Optimal Resource Efficiency with Fairness in Heterogeneous GPU Clusters
Zizhao Mo, Huanle Xu, Wing Cheong Lau
TL;DR
The paper tackles the challenge of maximizing training throughput while enforcing fairness in heterogeneous GPU clusters. It introduces OEF, a global optimization framework that unifies resource efficiency and multiple fairness properties across cooperative and non-cooperative settings, using profiling, convex optimization, and adjacency-aware placement. The approach provides theoretical guarantees including strategy-proofness and envy-freeness, while delivering substantial practical gains, such as up to 32% throughput improvements and 17–19% reductions in job completion time in real and large-scale traces, with modest overhead. This work offers a principled, scalable solution for multi-tenant DL workloads on diverse GPU ecosystems, with clear implications for cloud providers deploying heterogeneous accelerators.
Abstract
Ensuring the highest training throughput to maximize resource efficiency, while maintaining fairness among users, is critical for deep learning (DL) training in heterogeneous GPU clusters. However, current DL schedulers provide only limited fairness properties and suboptimal training throughput, impeding tenants from effectively leveraging heterogeneous resources. The underlying design challenge stems from inherent conflicts between efficiency and fairness properties.

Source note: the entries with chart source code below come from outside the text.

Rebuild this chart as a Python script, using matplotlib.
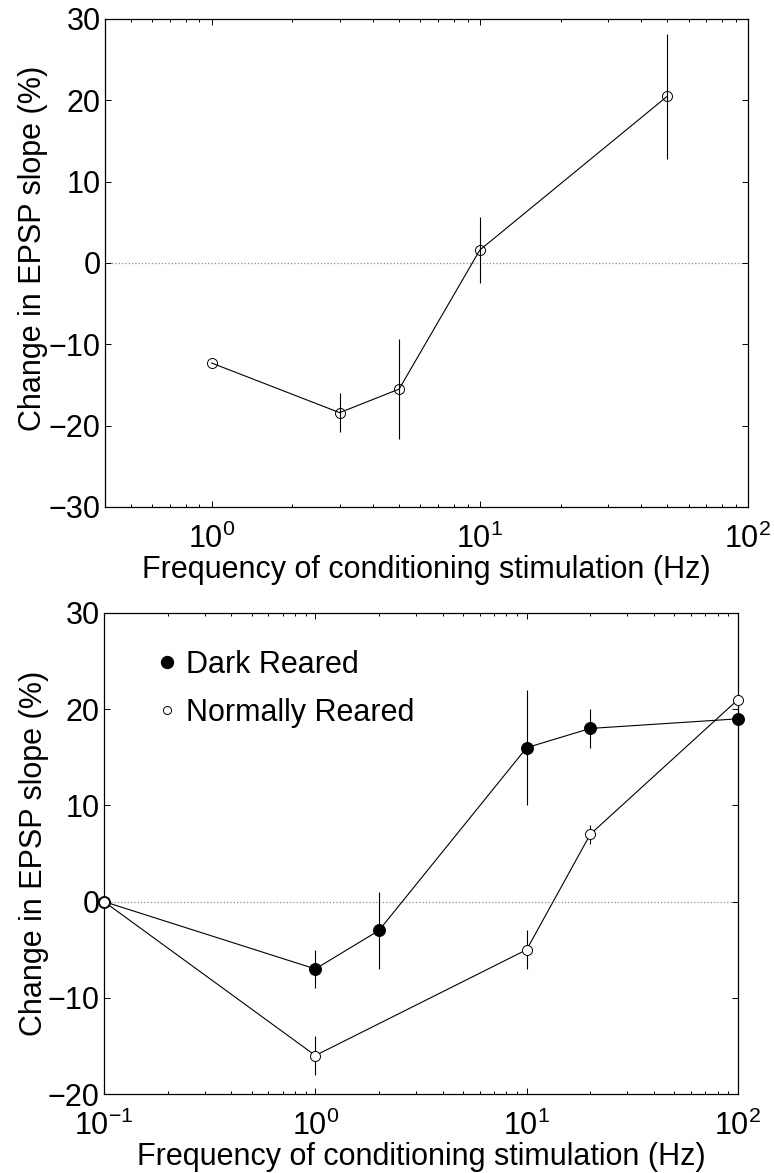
import numpy as np
import matplotlib
matplotlib.use('Agg')
import matplotlib.pyplot as plt
from matplotlib.lines import Line2D
from matplotlib.ticker import FixedLocator, FixedFormatter, LogLocator, NullFormatter

plt.rcParams['font.family'] = ['Liberation Sans', 'DejaVu Sans']
plt.rcParams['mathtext.fontset'] = 'custom'
plt.rcParams['mathtext.rm'] = 'Liberation Sans'
plt.rcParams['mathtext.it'] = 'Liberation Sans:italic'
plt.rcParams['mathtext.bf'] = 'Liberation Sans:bold'

# panel A - single group
freq_a = [1, 3, 5, 10, 50]
epsp_a = [-12.3, -18.4, -15.5, 1.6, 20.5]
err_a = [0, 2.4, 6.2, 4.1, 7.7]

# panel B - dark reared vs normally reared
freq_dark = [0.1, 1, 2, 10, 20, 100]
epsp_dark = [0, -7, -3, 16, 18, 19]
err_dark = [0, 2, 4, 6, 2, 0]

freq_norm = [0.1, 1, 10, 20, 100]
epsp_norm = [0, -16, -5, 7, 21]
err_norm = [0, 2, 2, 1, 0]

xlabel = 'Frequency of conditioning stimulation (Hz)'
ylabel = 'Change in EPSP slope (%)'
legend_labels = ['Dark Reared', 'Normally Reared']

FS = 22

fig = plt.figure(figsize=(7.74, 11.73), dpi=100)
ax1 = fig.add_axes([105/774, 1 - 507/1173, 643/774, 488/1173])
ax2 = fig.add_axes([104/774, 1 - 1094/1173, 634/774, 481/1173])


def estilo(ax, xlim, ylim, yticks, decades):
    ax.set_xscale('log')
    ax.set_xlim(*xlim)
    ax.set_ylim(*ylim)
    ax.set_yticks(yticks)
    ax.set_yticklabels([str(t).replace('-', '\u2212') for t in yticks])
    ax.xaxis.set_major_locator(FixedLocator([10.0**d for d in decades]))
    ax.xaxis.set_major_formatter(FixedFormatter([r'$\mathregular{10^{%d}}$' % d for d in decades]))
    ax.xaxis.set_minor_locator(LogLocator(base=10, subs=np.arange(2, 10)))
    ax.xaxis.set_minor_formatter(NullFormatter())
    ax.tick_params(which='both', direction='in', top=True, right=True, width=0.7)
    ax.tick_params(which='major', length=4.5, labelsize=FS)
    ax.tick_params(which='minor', length=2.2)
    ax.tick_params(axis='y', pad=3)
    ax.tick_params(axis='x', which='major', pad=12)
    for s in ax.spines.values():
        s.set_linewidth(0.9)
    ax.axhline(0, color='0.55', ls=':', lw=0.9, zorder=0)
    ax.set_xlabel(xlabel, fontsize=FS, labelpad=0)
    ax.set_ylabel(ylabel, fontsize=FS)


estilo(ax1, (0.4, 100), (-30, 30), [-30, -20, -10, 0, 10, 20, 30], [0, 1, 2])
ax1.errorbar(freq_a, epsp_a, yerr=err_a, fmt='o-', color='k', mfc='none', mec='k',
             ms=7.2, mew=0.7, lw=0.8, elinewidth=0.8, capsize=0, clip_on=False)
ax1.yaxis.set_label_coords(-0.089, 0.53)

estilo(ax2, (0.1, 100), (-20, 30), [-20, -10, 0, 10, 20, 30], [-1, 0, 1, 2])
ax2.errorbar(freq_dark, epsp_dark, yerr=err_dark, fmt='o-', color='k', mfc='k', mec='k',
             ms=8.6, mew=0.7, lw=0.8, elinewidth=0.8, capsize=0, clip_on=False, zorder=3)
ax2.errorbar(freq_norm, epsp_norm, yerr=err_norm, fmt='o-', color='k', mfc='white', mec='k',
             ms=7.2, mew=0.7, lw=0.8, elinewidth=0.8, capsize=0, clip_on=False, zorder=4)
ax2.yaxis.set_label_coords(-0.087, 0.5)

manejadores = [
    Line2D([], [], ls='none', marker='o', color='k', mfc='k', ms=8.6),
    Line2D([], [], ls='none', marker='o', color='k', mfc='white', ms=5.8, mew=0.7),
]
ax2.legend(manejadores, legend_labels, loc='upper left', bbox_to_anchor=(0.083, 0.924),
           frameon=False, fontsize=FS, handlelength=0.65, handletextpad=0.3,
           labelspacing=0.6, borderpad=0, borderaxespad=0)

fig.savefig('out.png', dpi=100)
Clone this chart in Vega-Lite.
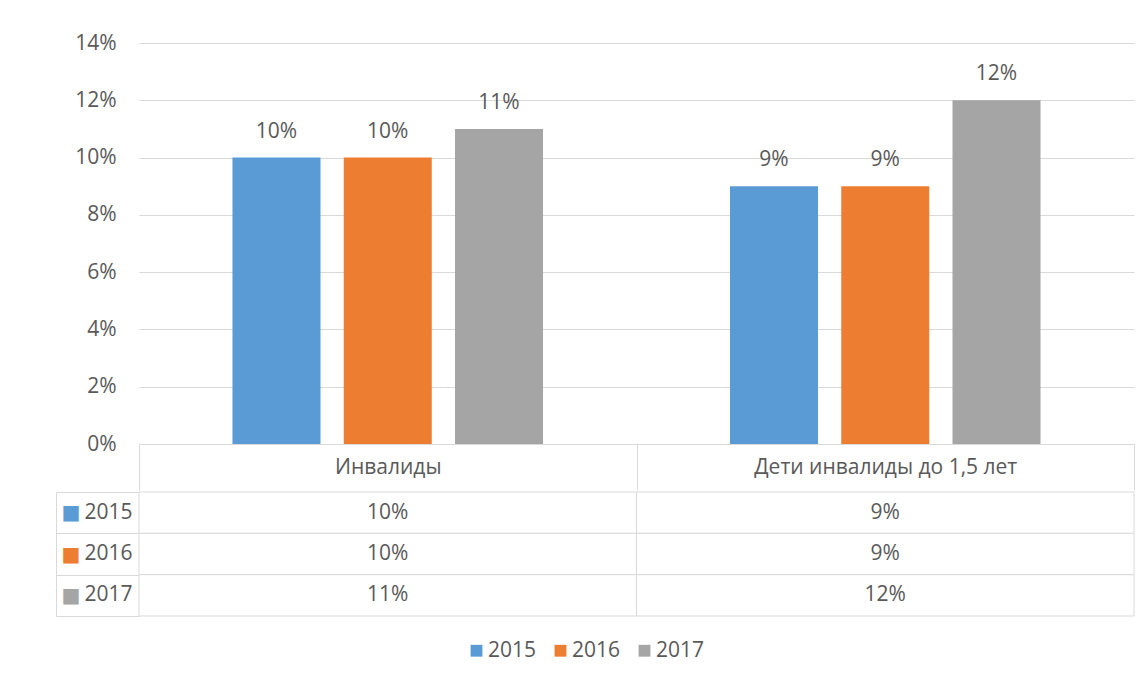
{
  "$schema": "https://vega.github.io/schema/vega-lite/v6.json",
  "background": "white",
  "padding": {"left": 55, "top": 32, "right": 0, "bottom": 10},
  "config": {
    "font": "Open Sans",
    "view": {"stroke": null},
    "axis": {"labelFont": "Open Sans", "labelFontSize": 21, "labelColor": "#595959", "title": null},
    "legend": {"labelFont": "Open Sans"}
  },
  "data": {
    "values": [
      {"category": "Инвалиды", "year": "2015", "value": 0.10},
      {"category": "Инвалиды", "year": "2016", "value": 0.10},
      {"category": "Инвалиды", "year": "2017", "value": 0.11},
      {"category": "Дети инвалиды до 1,5 лет", "year": "2015", "value": 0.09},
      {"category": "Дети инвалиды до 1,5 лет", "year": "2016", "value": 0.09},
      {"category": "Дети инвалиды до 1,5 лет", "year": "2017", "value": 0.12}
    ]
  },
  "spacing": 0,
  "vconcat": [
    {
      "width": 995,
      "height": 401,
      "encoding": {
        "x": {
          "field": "category", "type": "nominal",
          "sort": ["Инвалиды", "Дети инвалиды до 1,5 лет"],
          "scale": {"paddingInner": 0, "paddingOuter": 0},
          "axis": {
            "labelAngle": 0, "tickBand": "extent", "tickSize": 46,
            "tickColor": "#d9d9d9", "domainColor": "#d9d9d9", "labelLimit": 0,
            "labelPadding": -23, "labelBaseline": "middle", "title": null
          }
        },
        "xOffset": {
          "field": "year", "type": "nominal",
          "scale": {"paddingInner": 0.209, "paddingOuter": 0.84}
        },
        "y": {
          "field": "value", "type": "quantitative",
          "scale": {"domain": [0, 0.14]},
          "axis": {
            "values": [0, 0.02, 0.04, 0.06, 0.08, 0.10, 0.12, 0.14],
            "format": ".0%", "domain": false, "ticks": false,
            "labelPadding": 23, "gridColor": "#d9d9d9", "title": null
          }
        }
      },
      "layer": [
        {
          "mark": {"type": "bar"},
          "encoding": {
            "color": {
              "field": "year", "type": "nominal",
              "scale": {"domain": ["2015", "2016", "2017"], "range": ["#5b9bd5", "#ed7d31", "#a5a5a5"]},
              "legend": {
                "orient": "none", "legendX": 327, "legendY": 597,
                "direction": "horizontal", "title": null,
                "symbolType": "square", "symbolSize": 140, "symbolStrokeWidth": 0,
                "labelFontSize": 21, "labelColor": "#595959",
                "columnPadding": 13, "labelOffset": 1
              }
            }
          }
        },
        {
          "mark": {"type": "text", "dy": -26, "fontSize": 21, "color": "#595959", "font": "Open Sans"},
          "encoding": {"text": {"field": "value", "type": "quantitative", "format": ".0%"}}
        }
      ]
    },
    {
      "width": 995,
      "height": 124,
      "encoding": {
        "x": {
          "field": "category", "type": "nominal",
          "sort": ["Инвалиды", "Дети инвалиды до 1,5 лет"],
          "scale": {"paddingInner": 0, "paddingOuter": 0},
          "axis": null
        }
      },
      "layer": [
        {
          "mark": {"type": "rect", "fill": "white", "stroke": "#d9d9d9", "strokeWidth": 1},
          "encoding": {
            "y": {
              "field": "year", "type": "nominal",
              "scale": {"paddingInner": 0, "paddingOuter": 0},
              "axis": {
                "orient": "left", "offset": 83, "domainColor": "#d9d9d9",
                "ticks": false, "labelPadding": -76, "labelAlign": "right", "labelBaseline": "middle",
                "title": null
              }
            }
          }
        },
        {
          "mark": {"type": "text", "fontSize": 21, "color": "#595959", "font": "Open Sans"},
          "encoding": {
            "y": {
              "field": "year", "type": "nominal",
              "scale": {"paddingInner": 0, "paddingOuter": 0},
              "axis": {
                "orient": "left", "tickBand": "extent", "tickSize": 83, "tickColor": "#d9d9d9",
                "domain": false, "labelExpr": "datum.label == '' ? '' : '■'", "labelFont": "DejaVu Sans",
                "labelFontSize": {"condition": {"test": "datum.label == ''", "value": 0}, "value": 20},
                "labelPadding": -14.5, "labelAlign": "center", "labelBaseline": "middle",
                "labelColor": {
                  "condition": [
                    {"test": "datum.value == '2015'", "value": "#5b9bd5"},
                    {"test": "datum.value == '2016'", "value": "#ed7d31"}
                  ],
                  "value": "#a5a5a5"
                },
                "title": null
              }
            },
            "text": {"field": "value", "type": "quantitative", "format": ".0%"}
          }
        }
      ],
      "resolve": {"axis": {"y": "independent"}}
    }
  ]
}
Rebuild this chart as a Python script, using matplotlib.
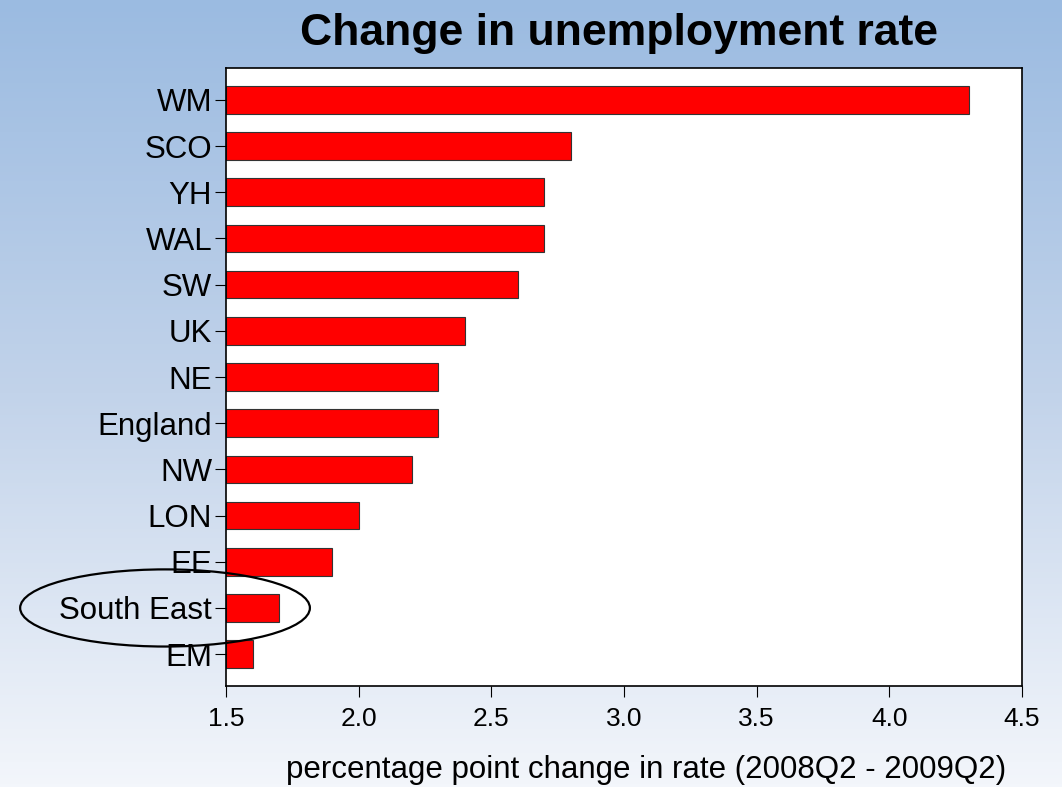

In this paper, we introduce OEF, a new resource allocation framework specifically developed for achieving optimal resource efficiency and ensuring diverse fairness properties in heterogeneous GPU clusters. By integrating resource efficiency and fairness within a global optimization framework, OEF is capable of providing users with maximized overall efficiency, as well as various guarantees of fairness, in both cooperative and non-cooperative environments. We have implemented OEF in a cluster resource manager and conducted large-scale experiments, showing that OEF can improve the overall training throughput by up to 32% while improving fairness compared to state-of-the-art heterogeneity-aware schedulers.